***** DATASET RECORDS

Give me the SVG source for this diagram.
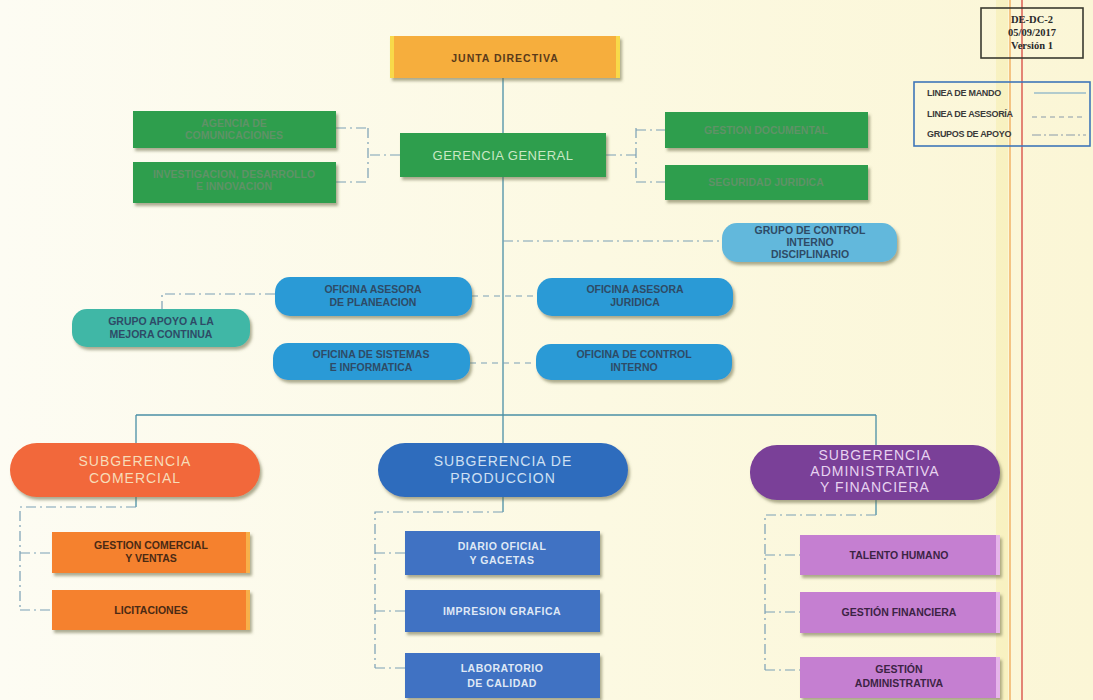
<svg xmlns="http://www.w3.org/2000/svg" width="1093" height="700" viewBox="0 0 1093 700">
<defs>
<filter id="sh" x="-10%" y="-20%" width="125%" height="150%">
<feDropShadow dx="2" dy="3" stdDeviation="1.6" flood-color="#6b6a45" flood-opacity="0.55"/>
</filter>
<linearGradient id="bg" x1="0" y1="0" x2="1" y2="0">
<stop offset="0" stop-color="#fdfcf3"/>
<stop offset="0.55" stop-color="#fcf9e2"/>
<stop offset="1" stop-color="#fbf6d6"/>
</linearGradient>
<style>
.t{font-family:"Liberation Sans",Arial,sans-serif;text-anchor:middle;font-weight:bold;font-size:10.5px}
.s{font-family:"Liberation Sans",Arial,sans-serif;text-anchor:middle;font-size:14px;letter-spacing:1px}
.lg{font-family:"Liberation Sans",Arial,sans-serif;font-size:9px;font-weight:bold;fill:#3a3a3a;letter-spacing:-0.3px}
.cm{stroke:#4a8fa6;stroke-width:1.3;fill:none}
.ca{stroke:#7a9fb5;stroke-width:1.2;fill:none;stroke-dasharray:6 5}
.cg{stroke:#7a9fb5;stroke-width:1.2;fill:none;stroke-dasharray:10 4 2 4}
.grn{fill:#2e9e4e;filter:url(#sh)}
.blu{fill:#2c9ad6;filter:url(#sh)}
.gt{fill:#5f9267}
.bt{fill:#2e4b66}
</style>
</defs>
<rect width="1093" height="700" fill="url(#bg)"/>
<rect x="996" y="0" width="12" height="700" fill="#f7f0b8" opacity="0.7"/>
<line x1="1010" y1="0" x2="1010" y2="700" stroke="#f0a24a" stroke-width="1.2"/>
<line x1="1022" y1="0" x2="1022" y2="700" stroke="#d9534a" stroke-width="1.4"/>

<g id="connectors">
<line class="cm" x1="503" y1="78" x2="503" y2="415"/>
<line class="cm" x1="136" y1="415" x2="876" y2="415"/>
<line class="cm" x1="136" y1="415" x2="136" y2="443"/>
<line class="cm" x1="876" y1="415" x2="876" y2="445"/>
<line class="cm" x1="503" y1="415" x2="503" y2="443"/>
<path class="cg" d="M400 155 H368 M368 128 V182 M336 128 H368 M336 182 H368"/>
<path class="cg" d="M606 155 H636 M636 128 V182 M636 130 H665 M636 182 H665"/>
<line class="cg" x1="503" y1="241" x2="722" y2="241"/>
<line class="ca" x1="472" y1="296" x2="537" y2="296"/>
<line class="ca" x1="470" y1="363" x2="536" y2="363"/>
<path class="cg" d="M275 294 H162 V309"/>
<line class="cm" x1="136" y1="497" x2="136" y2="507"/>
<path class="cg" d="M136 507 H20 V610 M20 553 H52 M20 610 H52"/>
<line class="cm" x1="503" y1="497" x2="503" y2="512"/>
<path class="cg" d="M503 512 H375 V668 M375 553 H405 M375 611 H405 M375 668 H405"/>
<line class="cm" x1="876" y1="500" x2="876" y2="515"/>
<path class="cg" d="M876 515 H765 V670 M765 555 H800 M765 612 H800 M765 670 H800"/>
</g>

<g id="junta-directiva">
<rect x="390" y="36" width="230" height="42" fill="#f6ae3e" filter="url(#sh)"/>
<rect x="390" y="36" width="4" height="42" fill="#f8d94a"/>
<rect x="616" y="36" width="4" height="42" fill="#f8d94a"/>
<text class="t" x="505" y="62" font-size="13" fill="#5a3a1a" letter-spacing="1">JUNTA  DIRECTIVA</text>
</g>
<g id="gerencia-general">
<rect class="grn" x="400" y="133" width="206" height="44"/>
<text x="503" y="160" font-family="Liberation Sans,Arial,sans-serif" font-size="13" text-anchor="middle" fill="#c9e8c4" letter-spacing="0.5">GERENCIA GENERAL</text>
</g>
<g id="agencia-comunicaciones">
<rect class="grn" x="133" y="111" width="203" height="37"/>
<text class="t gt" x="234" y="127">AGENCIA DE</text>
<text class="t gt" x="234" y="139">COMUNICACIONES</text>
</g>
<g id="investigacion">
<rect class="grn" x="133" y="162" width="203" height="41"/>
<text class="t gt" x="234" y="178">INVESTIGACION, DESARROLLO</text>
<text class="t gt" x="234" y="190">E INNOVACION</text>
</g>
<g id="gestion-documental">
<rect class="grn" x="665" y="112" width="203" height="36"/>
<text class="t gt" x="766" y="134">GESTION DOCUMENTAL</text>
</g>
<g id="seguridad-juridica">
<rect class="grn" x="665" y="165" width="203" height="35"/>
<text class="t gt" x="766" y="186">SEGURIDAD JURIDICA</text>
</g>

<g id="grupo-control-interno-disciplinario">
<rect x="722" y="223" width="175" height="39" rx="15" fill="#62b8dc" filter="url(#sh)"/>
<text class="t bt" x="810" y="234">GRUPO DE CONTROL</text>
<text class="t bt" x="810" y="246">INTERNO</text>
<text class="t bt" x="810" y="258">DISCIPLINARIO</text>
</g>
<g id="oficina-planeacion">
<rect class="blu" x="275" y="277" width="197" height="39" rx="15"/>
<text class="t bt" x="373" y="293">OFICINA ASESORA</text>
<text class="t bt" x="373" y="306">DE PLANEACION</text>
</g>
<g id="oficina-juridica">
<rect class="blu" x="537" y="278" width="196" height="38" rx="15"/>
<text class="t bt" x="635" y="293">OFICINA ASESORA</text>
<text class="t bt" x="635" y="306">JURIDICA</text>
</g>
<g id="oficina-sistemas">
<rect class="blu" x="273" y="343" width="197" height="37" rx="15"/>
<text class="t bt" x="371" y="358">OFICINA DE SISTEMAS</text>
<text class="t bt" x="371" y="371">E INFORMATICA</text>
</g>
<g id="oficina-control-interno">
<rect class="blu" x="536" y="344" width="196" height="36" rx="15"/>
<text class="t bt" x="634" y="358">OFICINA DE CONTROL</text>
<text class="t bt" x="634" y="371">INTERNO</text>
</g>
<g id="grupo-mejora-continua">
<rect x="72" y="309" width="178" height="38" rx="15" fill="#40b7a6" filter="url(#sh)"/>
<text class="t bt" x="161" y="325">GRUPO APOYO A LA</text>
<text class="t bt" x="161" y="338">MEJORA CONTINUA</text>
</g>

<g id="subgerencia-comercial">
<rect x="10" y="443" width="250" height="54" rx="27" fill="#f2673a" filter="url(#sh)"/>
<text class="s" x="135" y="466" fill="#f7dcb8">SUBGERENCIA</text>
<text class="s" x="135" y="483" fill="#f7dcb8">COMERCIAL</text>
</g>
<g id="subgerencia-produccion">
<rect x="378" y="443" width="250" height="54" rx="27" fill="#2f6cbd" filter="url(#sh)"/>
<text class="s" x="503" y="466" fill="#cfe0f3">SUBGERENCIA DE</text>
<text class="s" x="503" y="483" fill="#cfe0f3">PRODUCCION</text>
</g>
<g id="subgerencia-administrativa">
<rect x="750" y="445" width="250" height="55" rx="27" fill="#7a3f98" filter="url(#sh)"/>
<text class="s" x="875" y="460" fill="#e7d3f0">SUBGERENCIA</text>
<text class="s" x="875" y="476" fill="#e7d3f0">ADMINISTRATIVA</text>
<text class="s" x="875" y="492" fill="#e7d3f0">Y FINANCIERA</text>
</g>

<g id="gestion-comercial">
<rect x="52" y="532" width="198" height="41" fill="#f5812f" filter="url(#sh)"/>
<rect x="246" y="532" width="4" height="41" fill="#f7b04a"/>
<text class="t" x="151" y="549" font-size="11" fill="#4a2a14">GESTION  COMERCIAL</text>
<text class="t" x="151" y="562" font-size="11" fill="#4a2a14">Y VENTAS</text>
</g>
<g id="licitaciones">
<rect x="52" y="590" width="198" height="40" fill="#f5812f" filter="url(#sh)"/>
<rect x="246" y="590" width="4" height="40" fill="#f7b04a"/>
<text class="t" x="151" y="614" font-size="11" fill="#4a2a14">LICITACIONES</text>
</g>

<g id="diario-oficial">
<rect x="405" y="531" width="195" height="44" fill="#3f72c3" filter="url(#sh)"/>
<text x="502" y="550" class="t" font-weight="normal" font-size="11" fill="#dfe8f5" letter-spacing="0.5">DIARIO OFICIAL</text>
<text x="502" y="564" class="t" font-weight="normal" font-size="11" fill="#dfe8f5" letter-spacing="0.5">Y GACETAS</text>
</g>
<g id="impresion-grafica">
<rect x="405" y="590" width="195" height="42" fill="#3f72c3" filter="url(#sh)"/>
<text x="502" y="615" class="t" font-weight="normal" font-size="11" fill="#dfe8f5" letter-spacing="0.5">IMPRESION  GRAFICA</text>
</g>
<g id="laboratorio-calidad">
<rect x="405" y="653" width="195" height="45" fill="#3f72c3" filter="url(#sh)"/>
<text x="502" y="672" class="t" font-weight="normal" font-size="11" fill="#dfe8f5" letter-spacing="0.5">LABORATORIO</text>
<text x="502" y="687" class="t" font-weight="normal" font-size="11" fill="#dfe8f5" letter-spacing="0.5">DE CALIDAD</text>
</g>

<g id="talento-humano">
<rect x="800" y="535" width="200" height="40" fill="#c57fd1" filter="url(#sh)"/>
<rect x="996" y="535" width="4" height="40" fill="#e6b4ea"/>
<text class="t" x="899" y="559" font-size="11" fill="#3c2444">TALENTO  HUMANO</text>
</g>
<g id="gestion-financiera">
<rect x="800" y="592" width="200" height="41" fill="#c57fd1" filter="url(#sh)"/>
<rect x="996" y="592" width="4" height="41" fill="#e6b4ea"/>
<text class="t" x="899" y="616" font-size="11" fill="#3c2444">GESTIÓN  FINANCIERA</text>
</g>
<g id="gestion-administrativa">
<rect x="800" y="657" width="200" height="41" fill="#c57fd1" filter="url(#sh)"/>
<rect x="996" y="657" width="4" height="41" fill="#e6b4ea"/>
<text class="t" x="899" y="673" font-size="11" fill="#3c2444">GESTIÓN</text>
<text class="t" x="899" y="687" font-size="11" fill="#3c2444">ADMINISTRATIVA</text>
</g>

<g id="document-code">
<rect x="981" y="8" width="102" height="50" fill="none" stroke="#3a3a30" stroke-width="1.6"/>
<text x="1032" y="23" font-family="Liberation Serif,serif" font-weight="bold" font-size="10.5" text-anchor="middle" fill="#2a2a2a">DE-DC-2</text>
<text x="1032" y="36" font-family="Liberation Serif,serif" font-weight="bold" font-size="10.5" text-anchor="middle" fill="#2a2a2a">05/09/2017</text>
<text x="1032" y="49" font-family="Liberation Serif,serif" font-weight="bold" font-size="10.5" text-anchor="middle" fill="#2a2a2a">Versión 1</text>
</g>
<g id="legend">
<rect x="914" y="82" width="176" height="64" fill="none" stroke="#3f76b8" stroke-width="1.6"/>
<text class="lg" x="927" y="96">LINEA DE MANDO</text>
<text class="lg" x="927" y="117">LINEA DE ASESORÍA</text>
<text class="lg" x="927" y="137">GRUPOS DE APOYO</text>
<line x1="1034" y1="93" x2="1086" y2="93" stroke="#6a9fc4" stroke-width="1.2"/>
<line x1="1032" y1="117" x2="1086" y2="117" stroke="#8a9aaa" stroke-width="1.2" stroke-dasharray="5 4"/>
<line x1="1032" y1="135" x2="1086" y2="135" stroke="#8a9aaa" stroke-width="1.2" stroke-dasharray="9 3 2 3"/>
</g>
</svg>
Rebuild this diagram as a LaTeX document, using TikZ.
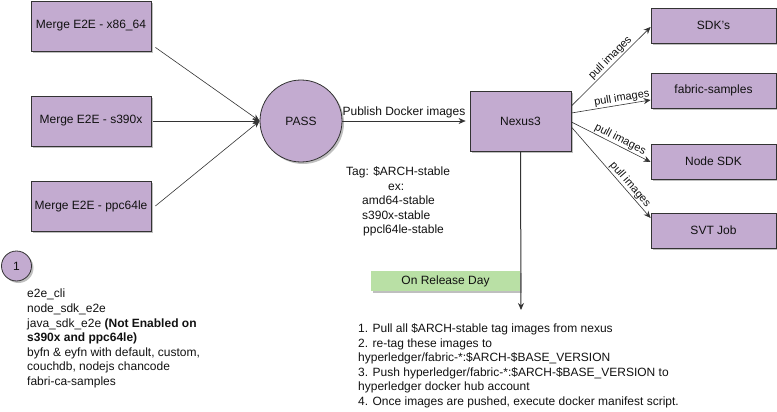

**********

:: WHAT YOU ARE ASKED TO DO ::
Gather up, from the records above, each line where the word "diagram" appears.

:: COMPLETE RESPONSE ::
Give me the SVG source for this diagram.
Rebuild this diagram as a LaTeX document, using TikZ.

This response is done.